Dejar la ciudad, trasladarse del puro centro al pleno campo supone cambiar de vida: de hábitos, de ritmo, de entorno; esto es lo evidente. Pero lo que uno intuye, y teme y desea a la vez, es el Cambio. Conocerse uno mismo en aspectos nunca sospechados. Dejar atrás muchas cosas que se daban por supuestas y por necesarias, y no lo eran. Pararse y mirar, que se diría tan sencillo, pero que al principio ha de ser un acto de voluntad. Aprendes a diferenciar Ser de Estar, y entonces Parecer deja de tener sentido. Si uno quiere, el proceso de ser neo-rural se convierte en un auténtico renacimiento. Pero dejemos la metafísica para poner ejemplos muy físicos de lo que todo esto supuso para mí.

El concepto de espacio se reformula: sales de tu vivienda y todo lo que hay afuera es igualmente “tu casa”. Levantas la vista y contemplas 180º de cielo abierto y protector (al principio semejante cielo te hace sentir minúsculo, lo cual no es precisamente negativo). Tanto espacio es un lujo infinito. Tienes tu huerto donde ir aprendiendo qué, cuándo, dónde y cuánto, para luego ponerte morado de tomates tal cual cogidos y sin lavar, porque no usas productos químicos.

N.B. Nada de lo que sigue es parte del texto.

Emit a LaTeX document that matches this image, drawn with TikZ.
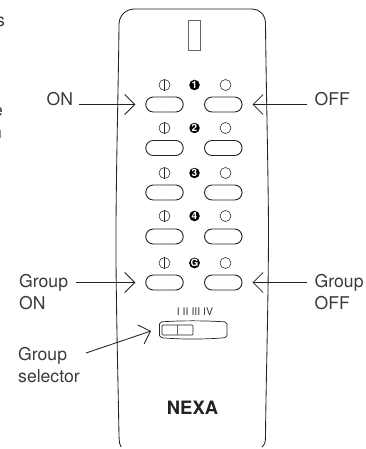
\documentclass[tikz,border=0pt]{standalone}
\usepackage{fontspec}
\setmainfont{TeX Gyre Heros}
\usetikzlibrary{arrows.meta,shapes.misc}
\definecolor{ink}{HTML}{222222}
\definecolor{txt}{HTML}{3A3A3A}
\tikzset{
  body/.style={line width=0.85pt,draw=ink},
  btn/.style={draw=ink,line width=0.9pt,rounded rectangle,minimum width=37.5pt,minimum height=15pt,inner sep=0pt},
  lamp/.style={draw=ink,line width=0.55pt,circle,minimum size=11pt,inner sep=0pt},
  num/.style={fill=black,circle,minimum size=10.5pt,inner sep=0pt,text=white,font=\fontsize{10}{10}\selectfont\bfseries},
  lbl/.style={text=txt,font=\fontsize{17.6}{22}\selectfont,inner sep=0pt,align=left},
  arr/.style={draw=ink,line width=0.85pt,-{Straight Barb[length=10pt,width=20pt,line width=0.85pt]}}
}
\begin{document}
\begin{tikzpicture}[x=1pt,y=-1pt]
\useasboundingbox (0,0) rectangle (366,449);
% fragments of text at the left edge
\node[lbl,anchor=base east] (fa) at (5,27) {s};
\node[lbl,anchor=base east] (fb) at (3,117) {e};
\node[lbl,anchor=base east] (fc) at (2,139) {n};
% body
\draw[body] (121,447) .. controls (119,444) and (119.5,442) .. (119,436)
  .. controls (118,380) and (115.5,280) .. (116,225)
  .. controls (116.5,150) and (118.5,80) .. (119,24)
  .. controls (119.5,14) and (127,9) .. (135,9)
  -- (252,9)
  .. controls (259,9) and (265,14) .. (265.5,23)
  .. controls (266,80) and (268,160) .. (268.5,225)
  .. controls (268.5,300) and (266,380) .. (265.5,436)
  .. controls (265.5,442) and (265,444) .. (262,447);
\node[draw=ink!70,line width=0.7pt,minimum width=12pt,minimum height=30pt,inner sep=0pt] (win) at (194,35) {};
% rows
\foreach \i/\y/\ly/\t in {1/104.5/85/1,2/148/128/2,3/192.5/173/3,4/236.5/216/4,5/282.5/263/G}{
  \node[btn] (bl\i) at (164.5,\y) {};
  \node[btn] (br\i) at (223.3,\y) {};
  \node[lamp] (cl\i) at (164.5,\ly) {};
  \draw[draw=ink,line width=0.55pt] (cl\i.north) -- (cl\i.south);
  \node[lamp] (cr\i) at (225.5,\ly) {};
  \node[num] (n\i) at (194.5,\ly) {\t};
}
% slider
\draw[draw=ink,line width=0.7pt,rounded corners=2pt] (159.5,322) .. controls (180,320.5) and (205,320.5) .. (227,322) -- (227,337.5) .. controls (205,339.5) and (180,339.5) .. (159.5,337.5) -- cycle;
\node[draw=ink,line width=0.7pt,rounded corners=1pt,minimum width=31pt,minimum height=10pt,inner sep=0pt] (knob) at (177.5,330) {};
\draw[draw=ink!70,line width=0.7pt] (knob.north) -- (knob.south);
\node[text=txt,font=\fontsize{10.5}{11}\selectfont,inner sep=0pt] (rom) at (195,311.5) {I II III IV};
\node[text=ink,font=\fontsize{18.4}{18}\selectfont\bfseries,inner sep=0pt] (brand) at (192.5,408) {NEXA};
% labels
\node[lbl,anchor=base west] (on) at (46.5,106) {ON};
\node[lbl,anchor=base west] (off) at (314.5,106) {OFF};
\node[lbl,anchor=base west] (gon) at (19,309) {Group\\ON};
\node[lbl,anchor=base west] (goff) at (314.5,309) {Group\\OFF};
\node[lbl,anchor=base west] (gsel) at (18,382) {Group\\selector};
% arrows
\draw[arr,shorten <=6pt,shorten >=10pt] (on.east |- bl1.west) -- (bl1.west);
\draw[arr,shorten <=8pt,shorten >=10pt] (off.west |- br1.east) -- (br1.east);
\draw[arr,shorten <=8pt,shorten >=10pt] (gon.east |- bl5.west) -- (bl5.west);
\draw[arr,shorten <=8pt,shorten >=10pt] (goff.west |- br5.east) -- (br5.east);
\coordinate (selfrom) at (86,353);
\coordinate (selto) at (151,331);
\draw[arr] (selfrom) -- (selto);
\end{tikzpicture}
\end{document}
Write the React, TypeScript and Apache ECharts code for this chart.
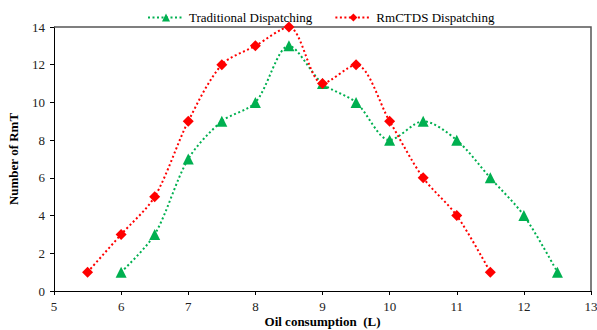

Tus perros (son varios) corren, vigilan y son exactamente eso, perros. Caminas descalza por donde te da la gana, y mires donde mires hay actividad pero no de la que “importa”, sino de la importante. El cerebro tiene que adaptarse a tanta libertad.

Hay otro aspecto fundamental: la autosuficiencia. Cambiar el contador de la luz por unas placas solares es liberador. El neo-rural aprende que se puede vivir consumiendo la electricidad necesaria y que no pasa nada, al revés: es una cuestión de austeridad bien entendida, de reeducación y madurez personal. Exactamente igual ocurre con el agua, con los desperdicios, con los envases. Elaboras unas estrategias precisas de consumo, reciclaje y reutilización que antes no pasaban por tu mente. Te haces cargo de tus necesidades, y el hecho de gestionarlas produce una satisfacción difícil de explicar. Al dejar la ciudad, alcanzas una independencia personal que no creías posible y ya no hay vuelta atrás. Una especie de felicidad básica y sólida se te asienta dentro: sople el viento como sople, el junco baila su danza, bien arraigado junto al agua.